Described by Robert Hass as "unquestionably one of the great living European poets" and by Charles Simic as "one of the finest poets living today," Szymborska mesmerizes her readers with poetry that captivates their minds and captures their hearts. This is the book that her many fans have been anxiously awaiting-the definitive, complete collection of poetry by the Nobel Prize-winning poet, including 164 poems in all, as well as the full text of her Nobel acceptance speech of December 7, 1996, in Stockholm. Beautifully translated by Stanislaw Bara«nczak and Clare Cavanagh, who won a 1996 PEN Translation Prize for their work, this volume is a must-have for all readers of poetry.

All poets, according to Wislawa Szymborska, are in a perpetual dialogue with the phrase I don't know. "Each poem," she writes in her 1996 Nobel Lecture, "marks an effort to answer this statement, but as soon as the final period hits the page, the poet begins to hesitate, starts to realize that this particular answer was pure makeshift, absolutely inadequate." As a self-portrait, at least, this is fairly accurate. From the beginning, Szymborska has indeed wrestled with the demon of epistemology.
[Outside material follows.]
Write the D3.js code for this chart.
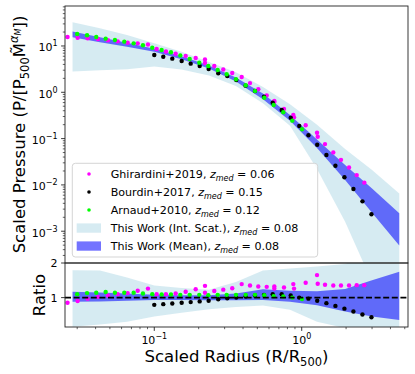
<!DOCTYPE html>
<html>
<head>
<meta charset="utf-8">
<script src="https://cdn.jsdelivr.net/npm/d3@7"></script>
<style>
  body { margin: 0; background: #fff; }
  text { font-family: "DejaVu Sans", sans-serif; fill: #000; }
</style>
</head>
<body>
<svg id="chart" width="415" height="374"></svg>
<script>
// ---- data ----
var band_r = [0.0279, 0.0428, 0.0653, 0.1, 0.153, 0.235, 0.358, 0.546, 0.833, 1.27, 1.97, 3.0, 4.59];

// top panel bands (scaled pressure)
var mean_lo = [15.4, 12.0, 9.6, 7.5, 5.2, 3.27, 1.71, 0.71, 0.243, 0.063, 0.0128, 0.0025, 0.00049];
var mean_hi = [20.5, 15.5, 11.8, 8.7, 6.0, 3.8, 2.08, 0.94, 0.324, 0.096, 0.0268, 0.0084, 0.00245];
var scat_lo = [2.8, 3.0, 3.15, 3.6, 3.1, 2.3, 1.36, 0.58, 0.19, 0.022, 0.0016, 0.00008, 0.00001];
var scat_hi = [32.6, 24, 17.3, 11.5, 7.5, 4.5, 2.7, 1.3, 0.55, 0.2, 0.06, 0.021, 0.0065];

// bottom panel bands (ratio)
var rmean_lo = [0.88, 0.89, 0.91, 0.93, 0.93, 0.92, 0.92, 0.93, 0.88, 0.78, 0.6, 0.45, 0.35];
var rmean_hi = [1.17, 1.15, 1.12, 1.08, 1.07, 1.07, 1.12, 1.24, 1.2, 1.18, 1.25, 1.5, 1.75];
var rscat_lo = [0.16, 0.22, 0.3, 0.45, 0.56, 0.66, 0.73, 0.77, 0.65, 0.3, 0.12, 0.05, 0.02];
var rscat_hi = [1.79, 1.78, 1.58, 1.35, 1.28, 1.23, 1.45, 1.78, 1.84, 1.9, 1.97, 2.3, 2.7];

// Ghirardini+2019
var ghir_r = [0.0258, 0.0302, 0.0353, 0.0415, 0.0485, 0.0565, 0.066, 0.0772, 0.0906, 0.1038,
  0.120, 0.1397, 0.1633, 0.191, 0.2208, 0.2208, 0.2553, 0.2938, 0.338, 0.3917,
  0.446, 0.5077, 0.579, 0.652, 0.652, 0.7584, 0.877, 0.887, 1.064, 1.27,
  1.284, 1.439, 1.638, 1.847, 2.094, 2.361, 2.659];
var ghir_p = [15.6, 15.0, 14.7, 14.1, 13.3, 12.6, 11.7, 11.4, 10.8, 8.6,
  7.6, 6.8, 6.1, 5.5, 5.1, 4.3, 3.7, 3.1, 2.6, 2.14,
  1.58, 1.17, 0.86, 0.65, 0.62, 0.438, 0.323, 0.288, 0.194, 0.134,
  0.110, 0.076, 0.0504, 0.0348, 0.0237, 0.0163, 0.0112];
var ghir_ratio = [0.85, 0.90, 0.97, 1.02, 1.06, 1.10, 1.13, 1.20, 1.26, 1.10,
  1.10, 1.12, 1.17, 1.24, 1.34, 1.14, 1.19, 1.23, 1.27, 1.39,
  1.35, 1.32, 1.31, 1.32, 1.26, 1.29, 1.39, 1.26, 1.43, 1.65,
  1.40, 1.37, 1.35, 1.35, 1.35, 1.36, 1.36];

// Bourdin+2017
var bour_r = [0.100, 0.1151, 0.1325, 0.1534, 0.1766, 0.2032, 0.2338, 0.2716, 0.3126, 0.3598,
  0.4162, 0.4818, 0.5547, 0.6357, 0.7318, 0.8423, 0.9626, 1.111, 1.274, 1.4706,
  1.6929, 1.9487, 2.243, 2.582, 2.972];
var bour_p = [6.39, 5.87, 5.32, 4.74, 4.15, 3.70, 3.19, 2.57, 2.25, 1.84,
  1.39, 1.07, 0.80, 0.596, 0.415, 0.283, 0.187, 0.118, 0.0738, 0.0442,
  0.0260, 0.0146, 0.00815, 0.00442, 0.00232];
var bour_ratio = [0.79, 0.81, 0.83, 0.85, 0.87, 0.89, 0.91, 0.95, 0.98, 1.0,
  1.03, 1.06, 1.08, 1.1, 1.1, 1.06, 1.0, 0.97, 0.91, 0.84,
  0.76, 0.68, 0.6, 0.51, 0.43];

// Arnaud+2010
var arn_r = [0.0300, 0.0350, 0.0404, 0.0468, 0.0541, 0.0626, 0.0725, 0.0838, 0.0969, 0.1122,
  0.1298, 0.1501, 0.1739, 0.2020, 0.2325, 0.2692, 0.3099, 0.3584, 0.4171, 0.4822,
  0.5577, 0.6457, 0.7502, 0.8636, 1.0047];
var arn_p = [18.2, 17.0, 15.6, 14.4, 13.5, 12.4, 11.4, 10.4, 9.19, 8.2,
  7.31, 6.23, 5.24, 4.35, 3.70, 3.03, 2.45, 1.91, 1.42, 1.07,
  0.764, 0.532, 0.370, 0.244, 0.159];
var arn_ratio = [1.1, 1.13, 1.14, 1.16, 1.14, 1.14, 1.14, 1.12, 1.1, 1.09,
  1.09, 1.08, 1.08, 1.08, 1.07, 1.08, 1.08, 1.08, 1.08, 1.08,
  1.07, 1.04, 1.03, 1.0, 0.96];

var x_ticks = [0.1, 1];
var y_ticks = [1e-3, 1e-2, 1e-1, 1, 10];
var ratio_ticks = [1, 2];

var legend_items = [
  {label: "Ghirardini+2019", z: "0.06", kind: "dot", color: "#ff00ff"},
  {label: "Bourdin+2017", z: "0.15", kind: "dot", color: "#000000"},
  {label: "Arnaud+2010", z: "0.12", kind: "dot", color: "#00ff00"},
  {label: "This Work (Int. Scat.)", z: "0.08", kind: "light"},
  {label: "This Work (Mean)", z: "0.08", kind: "dark"}
];

// ---- layout ----
var left = 65, right = 408, top_t = 6, top_b = 263, bot_b = 327;
var light_fill = "#add8e6", light_op = 0.5;
var dark_fill = "#0000ff", dark_op = 0.55;

var svg = d3.select("#chart");

var x = d3.scaleLog().domain([0.0248, 5.26]).range([left, right]);
var y = d3.scaleLog().domain([2.06e-4, 73]).range([top_b, top_t]);
var yr = d3.scaleLinear().domain([0.15, 2]).range([bot_b, top_b]);

var defs = svg.append("defs");
defs.append("clipPath").attr("id", "clipTop").append("rect")
  .attr("x", left).attr("y", top_t).attr("width", right - left).attr("height", top_b - top_t);
defs.append("clipPath").attr("id", "clipBot").append("rect")
  .attr("x", left).attr("y", top_b).attr("width", right - left).attr("height", bot_b - top_b);

function band(ys, lo, hi) {
  return d3.area()
    .x(function(d, i) { return x(band_r[i]); })
    .y0(function(d, i) { return ys(lo[i]); })
    .y1(function(d, i) { return ys(hi[i]); })(band_r);
}

function dots(g, ys, rr, vv, color) {
  g.selectAll(null).data(rr).enter().append("circle")
    .attr("cx", function(d) { return x(d); })
    .attr("cy", function(d, i) { return ys(vv[i]); })
    .attr("r", 2.2)
    .attr("fill", color);
}

// top panel
var gt = svg.append("g").attr("clip-path", "url(#clipTop)");
gt.append("path").attr("d", band(y, scat_lo, scat_hi)).attr("fill", light_fill).attr("fill-opacity", light_op);
gt.append("path").attr("d", band(y, mean_lo, mean_hi)).attr("fill", dark_fill).attr("fill-opacity", dark_op);
dots(gt, y, ghir_r, ghir_p, "#ff00ff");
dots(gt, y, bour_r, bour_p, "#000");
dots(gt, y, arn_r, arn_p, "#00ff00");

// bottom panel
var gb = svg.append("g").attr("clip-path", "url(#clipBot)");
gb.append("path").attr("d", band(yr, rscat_lo, rscat_hi)).attr("fill", light_fill).attr("fill-opacity", light_op);
gb.append("path").attr("d", band(yr, rmean_lo, rmean_hi)).attr("fill", dark_fill).attr("fill-opacity", dark_op);
dots(gb, yr, ghir_r, ghir_ratio, "#ff00ff");
dots(gb, yr, bour_r, bour_ratio, "#000");
dots(gb, yr, arn_r, arn_ratio, "#00ff00");
gb.append("line")
  .attr("x1", left).attr("x2", right).attr("y1", yr(1)).attr("y2", yr(1))
  .attr("stroke", "#000").attr("stroke-width", 1.6).attr("stroke-dasharray", "6,2.6");

// frames
svg.append("rect").attr("x", left).attr("y", top_t).attr("width", right - left).attr("height", top_b - top_t)
  .attr("fill", "none").attr("stroke", "#222").attr("stroke-width", 0.9);
svg.append("rect").attr("x", left).attr("y", top_b).attr("width", right - left).attr("height", bot_b - top_b)
  .attr("fill", "none").attr("stroke", "#222").attr("stroke-width", 0.9);

var minus = "\u2212";
function pow10(sel, e) {
  sel.append("tspan").text("10");
  sel.append("tspan").attr("dy", -5).attr("font-size", 8).text(e < 0 ? minus + (-e) : String(e));
}

// y ticks, top panel
y_ticks.forEach(function(t) {
  var py = y(t);
  svg.append("line").attr("x1", left - 3.9).attr("x2", left).attr("y1", py).attr("y2", py)
    .attr("stroke", "#222").attr("stroke-width", 0.9);
  var tx = svg.append("text").attr("x", left - 7.5).attr("y", py + 5.5)
    .attr("text-anchor", "end").attr("font-size", 11);
  pow10(tx, Math.round(Math.log10(t)));
});
// minor y ticks
for (var e = -4; e <= 1; e++) {
  for (var m = 2; m <= 9; m++) {
    var v = m * Math.pow(10, e);
    if (v < y.domain()[0] || v > y.domain()[1]) continue;
    svg.append("line").attr("x1", left - 2.2).attr("x2", left).attr("y1", y(v)).attr("y2", y(v))
      .attr("stroke", "#222").attr("stroke-width", 0.7);
  }
}

// ratio ticks
ratio_ticks.forEach(function(t) {
  var py = yr(t);
  svg.append("line").attr("x1", left - 3.9).attr("x2", left).attr("y1", py).attr("y2", py)
    .attr("stroke", "#222").attr("stroke-width", 0.9);
  svg.append("text").attr("x", left - 7.5).attr("y", py + 4)
    .attr("text-anchor", "end").attr("font-size", 11).text(t);
});

// x ticks
x_ticks.forEach(function(t) {
  var px = x(t);
  svg.append("line").attr("x1", px).attr("x2", px).attr("y1", bot_b).attr("y2", bot_b + 3.9)
    .attr("stroke", "#222").attr("stroke-width", 0.9);
  var tx = svg.append("text").attr("x", px).attr("y", bot_b + 17)
    .attr("text-anchor", "middle").attr("font-size", 11);
  pow10(tx, Math.round(Math.log10(t)));
});
for (var e2 = -2; e2 <= 0; e2++) {
  for (var m2 = 2; m2 <= 9; m2++) {
    var v2 = m2 * Math.pow(10, e2);
    if (v2 < x.domain()[0] || v2 > x.domain()[1]) continue;
    svg.append("line").attr("x1", x(v2)).attr("x2", x(v2)).attr("y1", bot_b).attr("y2", bot_b + 2.2)
      .attr("stroke", "#222").attr("stroke-width", 0.7);
  }
}

// axis labels
var xl = svg.append("text").attr("x", (left + right) / 2).attr("y", 362)
  .attr("text-anchor", "middle").attr("font-size", 16.5);
xl.append("tspan").text("Scaled Radius (R/R");
xl.append("tspan").attr("dy", 4).attr("font-size", 11.5).text("500");
xl.append("tspan").attr("dy", -4).text(")");

var yl = svg.append("text").attr("transform", "translate(25," + ((top_t + top_b) / 2) + ") rotate(-90)")
  .attr("text-anchor", "middle").attr("font-size", 16.5);
yl.append("tspan").text("Scaled Pressure (P/[P");
yl.append("tspan").attr("dy", 4).attr("font-size", 11.5).text("500");
yl.append("tspan").attr("dy", -4).text("M\u0303");
yl.append("tspan").attr("dy", -7).attr("font-size", 11.5).attr("font-style", "italic").text("\u03b1");
yl.append("tspan").attr("dy", 2.5).attr("font-size", 8).attr("font-style", "italic").text("M");
yl.append("tspan").attr("dy", 4.5).text("])");

svg.append("text").attr("transform", "translate(45," + ((top_b + bot_b) / 2) + ") rotate(-90)")
  .attr("text-anchor", "middle").attr("font-size", 16.5).text("Ratio");

// legend
var lg = svg.append("g");
lg.append("rect").attr("x", 72.3).attr("y", 163.3).attr("width", 245.4).attr("height", 93.7)
  .attr("rx", 3).attr("fill", "#fff").attr("fill-opacity", 0.8).attr("stroke", "#d0d0d0").attr("stroke-width", 0.9);
legend_items.forEach(function(d, i) {
  var cy = 174 + i * 18;
  if (d.kind === "dot") {
    lg.append("circle").attr("cx", 89).attr("cy", cy).attr("r", 1.8).attr("fill", d.color);
  } else {
    lg.append("rect").attr("x", 76.7).attr("y", cy - 4.6).attr("width", 24.3).attr("height", 9.3)
      .attr("fill", d.kind === "light" ? light_fill : dark_fill)
      .attr("fill-opacity", d.kind === "light" ? light_op : dark_op);
  }
  var t = lg.append("text").attr("x", 110.7).attr("y", cy + 4).attr("font-size", 11.1);
  t.append("tspan").text(d.label + ", ");
  t.append("tspan").attr("font-style", "italic").text("z");
  t.append("tspan").attr("font-style", "italic").attr("font-size", 8).attr("dy", 2.5).text("med");
  t.append("tspan").attr("dy", -2.5).text(" = " + d.z);
});
</script>
</body>
</html>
Yet even in her earliest poems, such as "Atlantis," she delivered her speculations with a human--which is to say, a gently ironic--face:

They were or they weren't.
On an island or not.
An ocean or not an ocean
Swallowed them up or it didn't.

Fifteen years later, when her 1972 collection, Could Have, appeared, Szymborska seemed to have made some major inroads into her notorious ignorance. Now she confessed to at least a shred of comprehension, stressing, however, that such knowledge has come at a terrible price: "We read the letters of the dead like helpless gods, / but gods, nonetheless, since we know the dates that follow. / We know which debts will never be repaid. / Which widows will remarry with the corpse still warm." And even in her most recent work, the poet continues to gravitate toward the admirable emptiness of, say, the clouds: "Unburdened by memory of any kind, / they float easily over the facts." Ultimately, though, the joke is on Szymborska, whose poems have grown more witty, more humane, and more tender--in other words, more knowing--with each passing year. View with a Grain of Sand remains an excellent point of entry to Szymborska's oeuvre, but Poems New and Collected is the place to go for a wide-angle view of this superlative and sardonic writer.